While it lags behind its contemporaries in visual quality, Masayuki Miyaji’s anime feature comes packed with enough character, story, and Japanese mythology to form an entertaining experience. It has taken a decade for it to fully hit English-speaking audiences; thanks to a long-awaited bluray release from UK outfit All the Anime it now has a chance for a whole new audience to find it.
Teenager Hamaji lives in the mountains as a hunter, having been trained in tracking down and killing her prey by her recently-deceased grandfather. She is invited to Edo by her older brother, and once there discovers the city is hunting down the final few ‘fusé’ – shapeshifting dog spirits who consume the souls of human beings. When she meets the white-haired stranger Shino she in entranced – only to discover he is one of the last of the fusé.
The film is pronounced ‘foo-say’, in case like me you mistakenly assume it’s titled with the word Fuse. Masayuki Miyaji brings with him an awful lot of prestige to his feature directorial debut. He trained under Hayao Miyazaki, and worked as assistant director on Miyazaki’s Spirited Away. You cannot tell a Studio Ghibli influence from the art, which we will get to, but the story and screenplay has a Miyazaki influence all over it. A strong female protagonist comes accompanied with a rich and likeable array of supporting characters, and what begins as a straight-forward hunter-versus-werewolves monster hunt rapidly becomes complex and emotionally ambivalent. The voice cast, which includes Mamoru Miyano (Death Note), Minako Kotobuki (K-On!), and Maaya Sakomoto (Vision of Escaflowne), is talented and effective.
An action-oriented and familiar story belies a somewhat metatextual layer hidden underneath. During her adventures Hamaji meets and befriends the aspiring writer Meido (Kanako Miyamoto), who desires a career like her renowned author grandfather Bakin. Both Hamaji and Meido are fictional; the writer Bakin is not. In fact the core inspiration for Fusé is Takizawa Bakin’s own Nansō Satomi Hakkenden (aka The Chronicles of the Eight Dog Heroes of the Satomi Clan of Nansō), here quietly inserted into the fringes of his own fiction. Bakin’s novel, which was serialised over 106 volumes between 1814 and 1842, has only recently been translated into English for the first time.
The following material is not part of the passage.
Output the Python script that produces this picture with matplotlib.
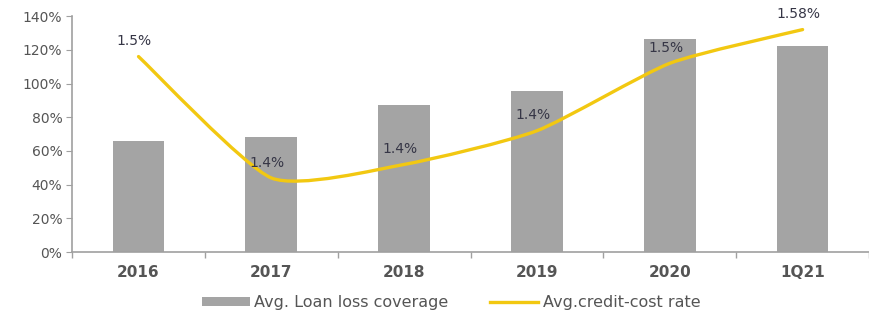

The character designs and background art are all very much of an anime tradition. Sadly the actual animation seems to struggle, with a somewhat grotesque nature that makes it less pleasing to view than the average anime feature. It is a rather slipshod look that would not look out of place on a less expensive or slightly rushed television series, but for a feature work it seems disappointing – it likely explains the 10-year delay in it coming out in the UK (the USA got it in 2014; as far as I am aware Australia never got it at all).
The visuals are a weak point, but they are a weak point to an otherwise effective and entertaining film. With any luck, its fresh release on home video will find it a broader and appreciative audience.